Ruaridh Nicoll
A Sinister Cabaret
For most of us the dreaded mid-life crisis amounts to little more than a convoluted hiccup on a rapidly receding horizon. To others the word ‘crisis’ only serves to demean the experience. For the protagonist in John Herdman’s latest novel, Sinister Cabaret (Black Ace Books PBK £9.95), it’s a full blown vortical trauma.
Douglas Humbie, leaving behind his career and his wife in Edinburgh, heads north to familiar places for a short break. Unfortunately, the familiar places have become unfamiliar and even hostile. Each setting, each character, each event is an unsettling side-step away from normality in a dark, brooding surreal landscape that has Douglas fleeing manically around the country and the reader deeply uneasy. Fearing that his wife has been abducted, he seeks out MacNucator, a private detective, to find her.
Meanwhile the sinister cabaret of the title, led by the strange and unfathomable Mr Motion, pursues him relentlessly. On the edge of reason, Humbie’s voice is ambiguous and incisive – decide which at any given moment. As ever, Herdman’s characters inhabit a dark universe illuminated by his profoundly laconic wit.
Jonathan Falla’s beautifully written Blue Poppies (11:9 PBK £9.99) is set in Tibet in the 1940s, Falla tells the story of Jamie sent out from Inverkeithing to man a radio post on the Chinese border. Puton, a young Tibetan woman, crippled in a dreadful accident which left her husband dead, is ostracised by the villagers who fear she will bestow her bad luck on them. Out of their individual loneliness and isolation, these two outsiders to the village forge a bond with the fragility of fundamentally divergent outlooks at its heart. When the Chinese communist army invades, Jamie, together with a local monk, Khenpo Nima, decides to lead the villagers out of the village and across the mountains. The villagers will not go if Puton goes too and so Jamie is faced with a terrible choice. Glacial and elegantly understated, Falla’s prose has an almost mythical quality. Beautifully evocative and utterly engrossing, Blue Poppies conveys intense emotions and appalling hardship while Falla holds us in thrall with his wonderful storytelling.
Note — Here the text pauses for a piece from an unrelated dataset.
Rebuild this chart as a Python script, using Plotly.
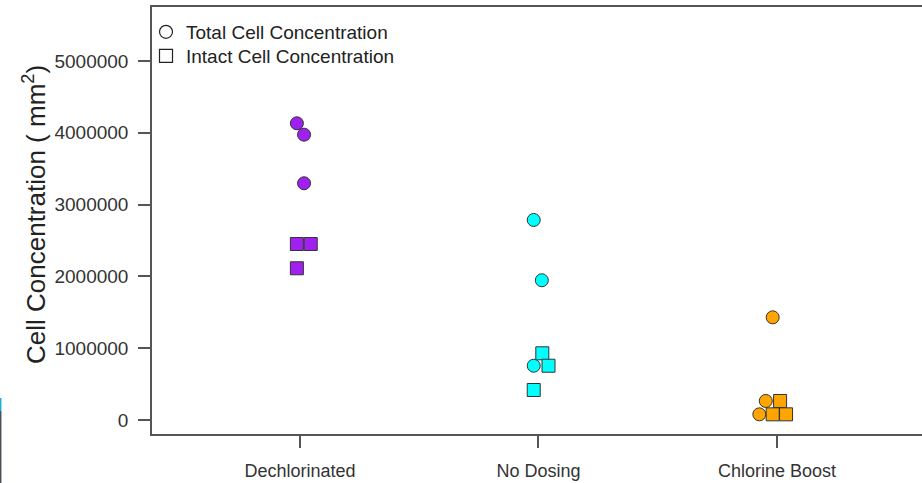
import plotly.graph_objects as go

# Treatment groups and their axis positions
categories = ["Dechlorinated", "No Dosing", "Chlorine Boost"]
category_pos = [1, 2, 3]
group_colors = ["#a020f0", "#00ffff", "#ffa500"]

# Total cell concentration (circles), three replicates per treatment
total_cells = {
    "Dechlorinated": [4132000, 3974000, 3297000],
    "No Dosing": [2786000, 1946000, 756000],
    "Chlorine Boost": [1430000, 265000, 79000],
}
# Intact cell concentration (squares), three replicates per treatment
intact_cells = {
    "Dechlorinated": [2451000, 2451000, 2113000],
    "No Dosing": [929000, 756000, 418000],
    "Chlorine Boost": [265000, 79000, 79000],
}

# Horizontal jitter applied to each replicate
total_jitter = {
    "Dechlorinated": [-0.013, 0.017, 0.017],
    "No Dosing": [-0.020, 0.014, -0.020],
    "Chlorine Boost": [-0.018, -0.047, -0.074],
}
intact_jitter = {
    "Dechlorinated": [-0.013, 0.045, -0.013],
    "No Dosing": [0.016, 0.042, -0.020],
    "Chlorine Boost": [0.013, -0.018, 0.038],
}

y_ticks = [0, 1000000, 2000000, 3000000, 4000000, 5000000]

FONT = "Liberation Sans, Arial, sans-serif"
EDGE = "#333333"
MSIZE = 13

fig = go.Figure()

# Circles first, then squares drawn on top
for series, jitter, symbol in [(total_cells, total_jitter, "circle"),
                               (intact_cells, intact_jitter, "square")]:
    for cat, pos, col in zip(categories, category_pos, group_colors):
        vals = series[cat]
        xs = [pos + j for j in jitter[cat]]
        fig.add_trace(go.Scatter(
            x=xs, y=vals, mode="markers", showlegend=False,
            marker=dict(symbol=symbol, size=MSIZE, color=col,
                        line=dict(color=EDGE, width=1)),
            hoverinfo="y",
        ))

L, T, B, W, H = 152, 7, 49, 922, 483
plot_w = W - L
plot_h = H - T - B

# Legend entries (open symbols), each in its own legend box
for name, symbol, lg in [("Total Cell Concentration", "circle-open", "legend"),
                         ("Intact Cell Concentration", "square-open", "legend2")]:
    fig.add_trace(go.Scatter(
        x=[None], y=[None], mode="markers", name=name, legend=lg,
        marker=dict(symbol=symbol, size=MSIZE, color="#222222",
                    line=dict(width=1.2)),
    ))

legend_style = dict(xanchor="left", yanchor="top",
                    bgcolor="rgba(0,0,0,0)", borderwidth=0,
                    font=dict(family=FONT, size=19, color="#222222"),
                    itemwidth=30)

fig.update_layout(
    width=W, height=H,
    margin=dict(l=L, r=0, t=T, b=B, pad=0),
    paper_bgcolor="white", plot_bgcolor="white",
    font=dict(family=FONT, size=19, color="#333333"),
    showlegend=True,
    legend=dict(x=-6 / plot_w, y=(H - B - 13) / plot_h, **legend_style),
    legend2=dict(x=-6 / plot_w, y=(H - B - 37) / plot_h, **legend_style),
    xaxis=dict(
        range=[0.3795, 3.608],
        tickmode="array", tickvals=category_pos, ticktext=categories,
        showgrid=False, zeroline=False,
        showline=True, linecolor="#555555", linewidth=1.5, mirror=True,
        ticks="outside", ticklen=12, tickcolor="#555555", tickwidth=1.5,
        ticklabelstandoff=8,
        tickfont=dict(family=FONT, size=18, color="#333333"),
    ),
    yaxis=dict(
        range=[-195000, 5752000],
        tickmode="array", tickvals=y_ticks,
        ticktext=[str(v) for v in y_ticks],
        showgrid=False, zeroline=False,
        showline=True, linecolor="#555555", linewidth=1.5, mirror=False,
        ticks="outside", ticklen=12, tickcolor="#555555", tickwidth=1.5,
        ticklabelstandoff=6,
        tickfont=dict(family=FONT, size=19, color="#333333"),
    ),
    annotations=[dict(
        text="Cell Concentration ( mm<sup>2</sup>)",
        xref="paper", yref="paper",
        x=(34 - L) / plot_w, y=(H - B - 215) / plot_h,
        xanchor="center", yanchor="middle", textangle=-90,
        showarrow=False,
        font=dict(family=FONT, size=26, color="#222222"),
    )],
    shapes=[
        dict(type="line", xref="paper", yref="paper",
             x0=(0.7 - L) / plot_w, x1=(0.7 - L) / plot_w,
             y0=(H - B - 398) / plot_h, y1=(H - B - 411) / plot_h,
             line=dict(color="#1ab0e0", width=1.5)),
        dict(type="line", xref="paper", yref="paper",
             x0=(0.7 - L) / plot_w, x1=(0.7 - L) / plot_w,
             y0=(H - B - 411) / plot_h, y1=(H - B - 483) / plot_h,
             line=dict(color="#4a5055", width=1.5)),
    ],
)

fig.write_html("out.html")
Ruaridh Nicoll somehow manages to create a claustrophobic setting out of the sprawling vastness of the Highlands for the two central characters of his first novel, White Male Heart (Doubleday HBK £9.99). Aaron and Hugh have grown up together, thrust together and alienated from their community. Into this situation steps Becky, up from London to find solace in the peace of the countryside. As Hugh is drawn to Becky and the prospect of escape, the friendship of the two men splinters with shattering consequences. The raw energy and violence of the land finds an echo in the dark psyches of the men. While Nicoll creates a dark and brooding landscape and two convincingly drawn central characters, the characters outside of that frame, and in particular the women, are little more than glossy magazine ciphers.
A world run and dominated by computers – it’s all been done before, hasn’t it? But not with Aberdeen as the centre of a spider’s web of networking that provides the world’s first people’s computer democracy, and not with Vivien as the not entirely random force who screws up the experiment with her own particular brand of viruses. Peter Burnett’s The Machine Doctor (Thirsty Books PBK £9.99) provides an entertaining and amusing read that explores issues of control and democracy in a virtual world that falls uneasily between reality and fantasy.
Remind me not to go down to Glasgow’s George Square this Hogmanay. The hero of Drew Campbell’s Dead Letter House (11:9 pbk £7.99) starts there at midnight on Hogmanay and descends through a long night’s journey into death. Gatecrashed parties, psychopathic drug dealers, seduction scenes, a taxi with no driver and the long, cold walk in between times are interspersed with psychotropic exploration of what it means to be alive. In this bizarre trip into the surreal, Campbell’s hero clings on to the vestiges of his life, writing letters to his family explaining how he really was and choosing the Desert Island Discs that will finally define him. Exploring what defines where life starts and ends, Dead Letter House is a darkly funny and inventive roller-coaster of a ride – but I’m staying in Edinburgh this New Year.